Je suis passé au Monte-en-l'air déposer des exemplaires du Journal des Allumés illustré par d'excellents dessinateurs et trices dont les inédits enflammés raviront les fans de bandes dessinées... J'en profite chaque fois pour y faire mes courses avant d'enfourcher ma monture pour entamer la dernière grimpette vers la Porte des Lilas via Gambette.
Je n'ai pas fait attention que le Tome 4 du Combat ordinaire de Larcenet était paru. Il faudra que j'y retourne. Je venais chercher le nouvel Art Spiegelman, en fait la réédition de ses Breakdowns initialement parus en 1978 aux USA. Grand format, papiers spéciaux comme pour son précédent À l'ombre des tours mortes, le somptueux album offre une variété de travaux antérieurs à Maus. Le côté juif new-yorkais à la Woody Allen, drôle et déprimé, se précise. En plus, c'est dense, il y a de quoi lire. J'adore Spiegelman, des Crados au chef d'œuvre qui lui valut le Prix Pulitzer...

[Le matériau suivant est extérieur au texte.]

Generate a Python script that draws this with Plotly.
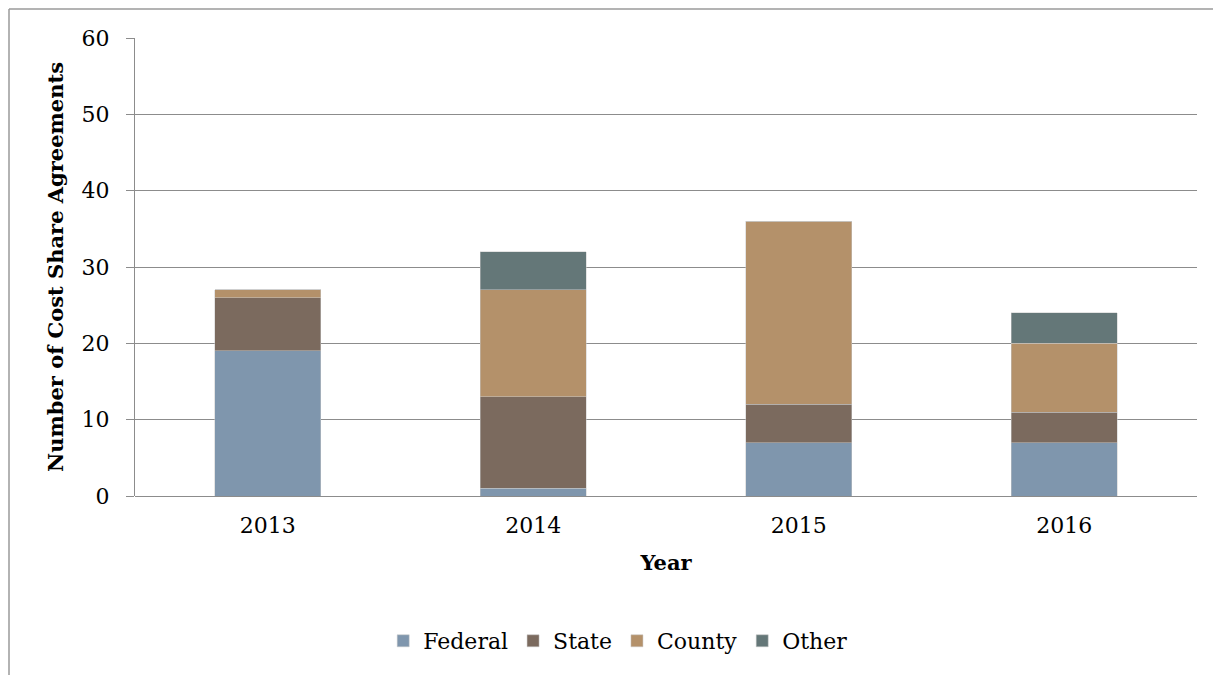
import plotly.graph_objects as go

years = ["2013", "2014", "2015", "2016"]
federal = [19, 1, 7, 7]
state = [7, 12, 5, 4]
county = [1, 14, 24, 9]
other = [0, 5, 0, 4]
y_ticks = [0, 10, 20, 30, 40, 50, 60]

series = [
    ("Federal", federal, "#7F96AD"),
    ("State", state, "#7B6A5E"),
    ("County", county, "#B4916A"),
    ("Other", other, "#647778"),
]

FONT = "DejaVu Serif"
GRID = "#8C8C8C"

# page has an 8px body margin, so the figure is 8px smaller than the window
W, H = 1213, 667
L, R, T, B = 127, 24, 30, 179
PW = W - L - R
PH = H - T - B

fig = go.Figure()
for name, vals, col in series:
    fig.add_trace(go.Bar(
        x=years, y=vals, name=name,
        marker=dict(color=col, line=dict(color="rgba(200,200,200,0.7)", width=0.7)),
    ))

fig.update_layout(
    barmode="stack",
    bargap=0.6,
    width=W, height=H,
    margin=dict(l=L, r=R, t=T, b=B),
    paper_bgcolor="white",
    plot_bgcolor="white",
    font=dict(family=FONT, size=22, color="black"),
    showlegend=True,
    legend=dict(
        orientation="h", traceorder="normal",
        x=0.455, xanchor="center", y=-(633 - (T + PH)) / PH, yanchor="middle",
        font=dict(family=FONT, size=22, color="black"),
        itemwidth=30,
    ),
    xaxis=dict(
        title=dict(text="<b>Year</b>", font=dict(family=FONT, size=21), standoff=18),
        showgrid=False, showline=False, ticks="",
        tickfont=dict(family=FONT, size=22),
        ticklabelstandoff=14,
    ),
    yaxis=dict(
        title=dict(text="<b>Number of Cost Share Agreements</b>", font=dict(family=FONT, size=21), standoff=12),
        range=[0, 60], tickvals=y_ticks,
        showgrid=True, gridcolor=GRID, gridwidth=1.4,
        showline=True, linecolor=GRID, linewidth=1.4,
        ticks="outside", ticklen=8, tickcolor=GRID, tickwidth=1.4,
        zeroline=True, zerolinecolor=GRID, zerolinewidth=1.4,
        tickfont=dict(family=FONT, size=22),
        ticklabelstandoff=12,
    ),
    shapes=[
        dict(type="line", xref="paper", yref="paper",
             x0=-(L - 1) / PW, x1=1.05, y0=1 + (T - 1) / PH, y1=1 + (T - 1) / PH,
             line=dict(color="#9A9A9A", width=1.5)),
        dict(type="line", xref="paper", yref="paper",
             x0=-(L - 1) / PW, x1=-(L - 1) / PW, y0=1 + (T - 1) / PH, y1=-0.5,
             line=dict(color="#9A9A9A", width=1.5)),
    ],
)

fig.write_html("out.html")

Mais la révélation vient de l'épais volume que le libraire dévore seul dans son coin à l'ombre de sa guérite. Cette phrase sonne comme un contrepet bien compliqué. Fruit de la collaboration d'Alan Moore et Melinda Gebbie, Filles perdues est un ouvrage qui fera date dans l'histoire de la BD, par sa qualité graphique, l'érotisme qu'il dégage et l'intelligence de son propos. C'est à la fois torride et élégant, inspirant et soufflant. Melinda Gebbie puise ses sources chez les peintres des débuts du XXe siècle. De quoi se secouer l'art nouille, jouer les fauves et tremper ses pinceaux pour en voir de toutes les couleurs à l'ombre de trois jeunes filles en fleurs à qui personne ne pourra plus ensuite conter fleurette. Remarquablement écrit, sa traduction n'a pas dû être zézée. Rappelons qu'Alan Moore est l'auteur de V pour Vendetta, des Watchmen, de La Ligue des Gentlemen Extraordinaires, et que les premiers comics de sa femme (serait-ce donc en tout bien tout honneur ? Debbie et Alan se sont mariés l'année dernière...), Fresca Zizis, furent interdits, il y a vingt ans déjà, dans leur pays, ô perfide Albion ! Si les superbes dessins revendiquent leurs lettres de noblesse, les récits font référence tant aux chefs d'œuvre de la littérature érotique qu'aux contes de fées et gestes dont les héros racontent une enfance tourmentée, moins à cheval sur ses principes que l'on n'imaginait. Pour adultes. Pour adultes aimant les belles choses.